Engelli ve Yaşlı Hizmetleri Genel Müdürlüğü’nün sitesinde Haziran 2019’dan bu yana yer alan aylık istatistikler incelendiğinde, Mayıs 2019’dan bu yana aylık bazda azalmalar olsa da, bu azalma toplam olarak aylık 100 kişiyi geçmiyor. Bu sebeple, Şubat ve Mart ayları arasında, bakım kurumlarında kalanların sayısındaki azalış önemli.
Tabloyu büyütmek için üstüne tıklayın
Verilerin gösterdiği
Engelli ve Yaşlı Hizmetleri Genel Müdürlüğü’nün paylaştığı veriler göz önünde bulundurularak, bu azalışın tamamının sebebinin pandemiye bağlı ölümler olmadığı söylenebilir. Yukarıda da bahsedildiği gibi, yaşlı ve engelli bakım kurumlarında hayatını kaybedenlerin sayısı Mayıs ortası itibarıyla toplam vefat sayısının yüzde 4’ünü oluşturuyor ve bu da 14 Mayıs 2020 itibarıyla kurumlarda hayatını kaybedenlerin yaklaşık 160 kişi olduğu anlamına geliyor. Duyurulan kısıtlı veriden yola çıkarak, engelli bakım kurumlarında Mart ayındaki azalışın sebebinin, pandemiyi bakım kurumlarında değil, ailelerinin veya yakınlarının evlerinde geçirmek isteyen engelli bireyler olduğu yorumu yapılabilir.
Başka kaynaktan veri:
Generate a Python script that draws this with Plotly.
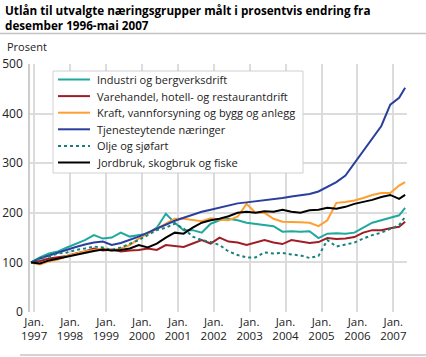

Bu sebeple, burada vurgulanması gereken nokta, kurum bakımının engelli bireyler ve aileleri için uygun bir bakım şekli olmadığıdır. Kurum bakımı, kurum bakımı dışında imkanı olmayan engelli bireyler için bir tercih değil, bir zorunluluk. Eğer uygun olan bakım şekli kurum bakımı olsaydı, pandemi gibi hijyen ve koruyucu tedbirlerin bu kadar önemli olduğu bir durumda bakım kurumlarında kalan engelli bireylerin sayısının bu derecede azalmayacağı söylenebilirdi. Sadece bir ay içinde kurumlarda kalan engelli birey sayısının yaklaşık yüzde 5 azalması, kurumsal bakımın doğru bir uygulama olmadığını bir kez daha gösteriyor diyebiliriz. Mayıs 2019’dan Mart 2020’ye aylık bazda incelendiğinde ise bu oran en fazla sadece yüzde 0.36 ve yukarıda da belirtildiği gibi 100 kişiyi geçmiyor.
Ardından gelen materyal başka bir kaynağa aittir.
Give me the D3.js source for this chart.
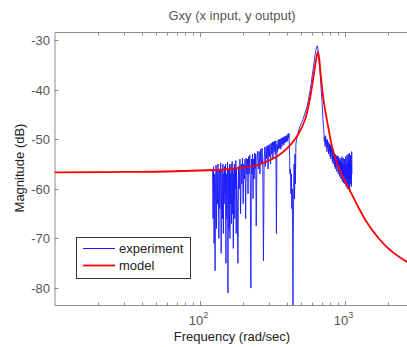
<!DOCTYPE html>
<html>
<head>
<meta charset="utf-8">
<script src="https://d3js.org/d3.v7.min.js"></script>
<style>
body { margin: 0; background: #fff; }
svg { display: block; font-family: "Liberation Sans", Arial, sans-serif; }
</style>
</head>
<body>
<div id="chart"></div>
<script>
// model curve (rad/sec, dB)
var modelFreq = [10, 30, 60, 100, 150, 200, 250, 300, 350, 400, 450, 500, 540, 580, 610, 635, 655,
	670, 690, 720, 760, 820, 900, 1000, 1100, 1250, 1450, 1700, 2000, 2400, 2800];
var modelMag = [-56.7, -56.6, -56.5, -56.3, -56.1, -55.7, -55.2, -54.3, -53.3, -51.9, -50.2, -48.0, -45.6, -41.5, -37.5, -34.2, -32.4,
	-34.0, -38.0, -42.5, -46.5, -51.5, -55.3, -58.3, -60.6, -63.8, -67.1, -69.8, -72.0, -73.8, -75.0];

// measured response (rad/sec, dB)
var expFreq = [
	123, 124, 125, 126, 127, 128, 129, 130, 131, 132,
	133, 134, 135, 136, 137, 138, 139, 140, 141, 142,
	143, 144, 145, 146, 147, 148, 149, 150, 151, 152,
	153, 154, 155, 156, 157, 158, 159, 160, 161, 162,
	163, 164, 165, 166, 167, 168, 169, 170, 171, 172,
	173, 174, 175, 176, 177, 178, 179, 180,
	182, 184, 186, 188, 190, 192, 194, 196, 198, 200,
	202, 204, 206, 208, 210, 212, 214, 216, 218, 220,
	222, 224, 226, 228, 230, 232, 234, 236, 238, 240,
	242, 244,
	246, 249, 252, 255, 258, 261, 264, 267, 270, 273,
	276, 279, 282, 285, 288, 291, 294, 297, 300, 303,
	306, 309, 312, 315, 318, 321, 324, 327, 330, 333,
	336, 339, 342, 345, 348, 351, 354, 357, 360, 363,
	366, 369, 372, 375, 378, 381, 384, 387, 390, 393,
	396, 399, 402, 405, 408, 411, 414, 417, 420,
	424, 427, 430, 433, 436, 439, 441, 443, 446, 449, 452, 455, 458,
	462, 467, 472, 478, 485, 492,
	500, 510, 520, 530, 540, 550, 560, 570, 580, 590, 600,
	610, 620, 630, 640, 650, 660, 670, 680, 690, 700, 710,
	720, 725, 730, 735, 740, 745, 750, 755, 760, 765,
	770, 775, 780, 785, 790, 795, 800, 805, 810, 815,
	820, 825, 830, 835, 840, 845, 850, 855, 860, 865,
	870, 875, 880, 885, 890, 895, 900, 905, 910, 915,
	920, 925, 930, 935, 940, 945, 950, 955, 960, 965,
	970, 975, 980, 985, 990, 995, 1000, 1005, 1010, 1015,
	1020, 1025, 1030, 1035, 1040, 1045, 1050, 1055, 1060, 1065,
	1070, 1075, 1080, 1085, 1090, 1095, 1100, 1105, 1110, 1115,
	1120, 1125];
var expMag = [
	-56, -66, -55.5, -71, -57, -76.5, -59, -55.2, -68, -56,
	-63, -55, -61, -70, -56, -64, -58, -54.8, -73, -60,
	-56, -66, -55, -69, -57, -63, -55.5, -61, -55, -75,
	-57, -66, -59, -54.6, -81, -62, -56, -68, -55, -70,
	-57, -63, -55, -67, -58, -54.5, -65, -56, -72, -57,
	-62, -55, -66, -56, -60, -54.3, -69, -56,
	-62, -75, -55.5, -60, -54, -65, -55, -59, -53.8, -63,
	-55, -58, -54, -66, -53.8, -57, -54, -61, -53.5, -57,
	-53.2, -59, -80, -54, -57, -53, -62, -54, -58, -52.8,
	-56, -53,
	-67.5, -54, -52.4, -56, -52.5, -57, -52, -55, -51.8, -56,
	-74.5, -54, -51.6, -55.5, -51.5, -54, -51.3, -56, -51.2, -53.5,
	-51, -55, -50.8, -53, -50.6, -54, -50.5, -52.5, -50.4, -53,
	-50.3, -69, -51, -52.5, -50.2, -52, -50, -51.8, -50, -52,
	-49.8, -51.5, -49.7, -51, -49.6, -51.2, -49.5, -50.8, -49.4, -50.5,
	-49.3, -50.6, -49.2, -50.3, -48.9, -49.8, -48.8, -52, -57,
	-56, -61, -57, -64, -60, -72, -83.5, -70, -60, -55, -62, -53, -59,
	-51, -50, -49.5, -48.8, -48, -47.5,
	-47, -46.5, -45.8, -45, -44.3, -43.5, -42.5, -41.3, -40, -38.6, -37,
	-35.5, -34, -32.6, -31.5, -31.2, -32.4, -35, -37, -40, -42.5, -46,
	-48.5, -50.5, -49.5, -51.5, -49.3, -51, -50.2, -52.5, -50, -51.8,
	-50.5, -53, -50.8, -52.5, -51, -53.5, -51.2, -54, -51.5, -53,
	-51.8, -54.5, -52, -55, -52.3, -54, -52.8, -55.5, -53, -56,
	-53.2, -55, -53.5, -56.5, -53.3, -55.5, -54, -57, -53.5, -56,
	-54.2, -57.5, -53.8, -56.5, -54.5, -58, -54, -57, -53.5, -58.5,
	-55, -57, -53.8, -58.8, -55, -57.5, -54, -59, -55.5, -58,
	-53.5, -59.5, -55, -58, -53.2, -60, -54.8, -58.5, -53, -59.8,
	-55, -58, -52.8, -60.5, -54, -59, -53.2, -58, -55, -59.5,
	-52.5, -57];

var yTicks = [-30, -40, -50, -60, -70, -80];
var xMajor = [100, 1000];
var xMinor = [20, 30, 40, 50, 60, 70, 80, 90, 200, 300, 400, 500, 600, 700, 800, 900, 2000];

var W = 407, H = 347;
var pLeft = 54.5, pRight = 408.5, pTop = 32, pBottom = 305;

var svg = d3.select('#chart').append('svg')
	.attr('width', W)
	.attr('height', H);

var x = d3.scaleLog().domain([10, Math.pow(10, 3.441)]).range([pLeft, pRight]);
var y = d3.scaleLinear().domain([-83.4, -28.4]).range([pBottom, pTop]);

svg.append('defs').append('clipPath').attr('id', 'clip')
	.append('rect')
	.attr('x', pLeft).attr('y', pTop)
	.attr('width', pRight - pLeft).attr('height', pBottom - pTop);

// frame: left, top and bottom (right edge falls off the picture)
var axisCol = '#8c8c8c';
svg.append('path')
	.attr('d', 'M' + pRight + ',' + (pTop + 0.5) + 'H' + (pLeft + 0.5) + 'V' + (pBottom + 0.5) + 'H' + pRight)
	.attr('fill', 'none')
	.attr('stroke', axisCol)
	.attr('stroke-width', 1);

// x ticks, inward on bottom and top
function xTick(v, len) {
	var px = Math.round(x(v)) + 0.5;
	svg.append('line').attr('x1', px).attr('x2', px)
		.attr('y1', pBottom).attr('y2', pBottom - len)
		.attr('stroke', axisCol);
	svg.append('line').attr('x1', px).attr('x2', px)
		.attr('y1', pTop + 1).attr('y2', pTop + 1 + len)
		.attr('stroke', axisCol);
}
xMinor.forEach(function (v) { xTick(v, 2.5); });
xMajor.forEach(function (v) { xTick(v, 4); });

// y ticks and labels
yTicks.forEach(function (v) {
	var py = Math.round(y(v)) + 0.5;
	svg.append('line').attr('x1', pLeft).attr('x2', pLeft + 4)
		.attr('y1', py).attr('y2', py)
		.attr('stroke', axisCol);
	svg.append('text')
		.attr('x', 50).attr('y', py + 4.5)
		.attr('text-anchor', 'end')
		.style('font-size', '13px')
		.style('fill', '#555')
		.text(v);
});

// x tick labels 10^n
xMajor.forEach(function (v) {
	var t = svg.append('text')
		.attr('x', x(v) - 1).attr('y', 325)
		.attr('text-anchor', 'middle')
		.style('font-size', '13px')
		.style('fill', '#555');
	t.append('tspan').text('10');
	t.append('tspan').attr('dy', -7).style('font-size', '9px').text(Math.round(Math.log10(v)));
});

// titles
svg.append('text')
	.attr('x', 232).attr('y', 20)
	.attr('text-anchor', 'middle')
	.style('font-size', '13px')
	.style('fill', '#555')
	.text('Gxy (x input, y output)');

svg.append('text')
	.attr('x', 232).attr('y', 341)
	.attr('text-anchor', 'middle')
	.style('font-size', '13px')
	.style('fill', '#222')
	.text('Frequency (rad/sec)');

svg.append('text')
	.attr('transform', 'translate(24,168) rotate(-90)')
	.attr('text-anchor', 'middle')
	.style('font-size', '13px')
	.style('fill', '#222')
	.text('Magnitude (dB)');

// data lines
var plot = svg.append('g').attr('clip-path', 'url(#clip)');

var line = d3.line()
	.x(function (d) { return x(d[0]); })
	.y(function (d) { return y(d[1]); });

plot.append('path')
	.datum(d3.zip(expFreq, expMag))
	.attr('d', line)
	.attr('fill', 'none')
	.attr('stroke', '#1a1aff')
	.attr('stroke-width', 0.9);

plot.append('path')
	.datum(d3.zip(modelFreq, modelMag))
	.attr('d', line.curve(d3.curveMonotoneX))
	.attr('fill', 'none')
	.attr('stroke', '#ff0000')
	.attr('stroke-width', 1.8);

// legend
var lg = svg.append('g');
lg.append('rect')
	.attr('x', 76.5).attr('y', 237.5)
	.attr('width', 114).attr('height', 41)
	.attr('fill', '#fff')
	.attr('stroke', '#333');
lg.append('line').attr('x1', 83).attr('x2', 115).attr('y1', 248.5).attr('y2', 248.5)
	.attr('stroke', '#1a1aff').attr('stroke-width', 1);
lg.append('line').attr('x1', 83).attr('x2', 115).attr('y1', 265.5).attr('y2', 265.5)
	.attr('stroke', '#ff0000').attr('stroke-width', 1.8);
lg.append('text').attr('x', 119).attr('y', 253)
	.style('font-size', '13px').style('fill', '#222').text('experiment');
lg.append('text').attr('x', 119).attr('y', 270)
	.style('font-size', '13px').style('fill', '#222').text('model');
</script>
</body>
</html>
BM Engelli Hakları Komitesi, 9 Haziran’da pandemi ile ilgili yaptığı açıklamada pandeminin, Engelli Hakları Sözleşmesi’nin taraf devletler tarafından uygulanmadığını gösterdiğini belirtti. Komite, insan hakları temelli bir yaklaşımın sadece pandemilerde değil, daha eşitlikçi, sürdürebilir ve kendini çabuk toparlayabilen toplumlar için gerekli olduğu vurgusunu yaptı ve bu toplumların gelecek pandemilerde herkesi kapsamasının gerekliliğini vurguladı.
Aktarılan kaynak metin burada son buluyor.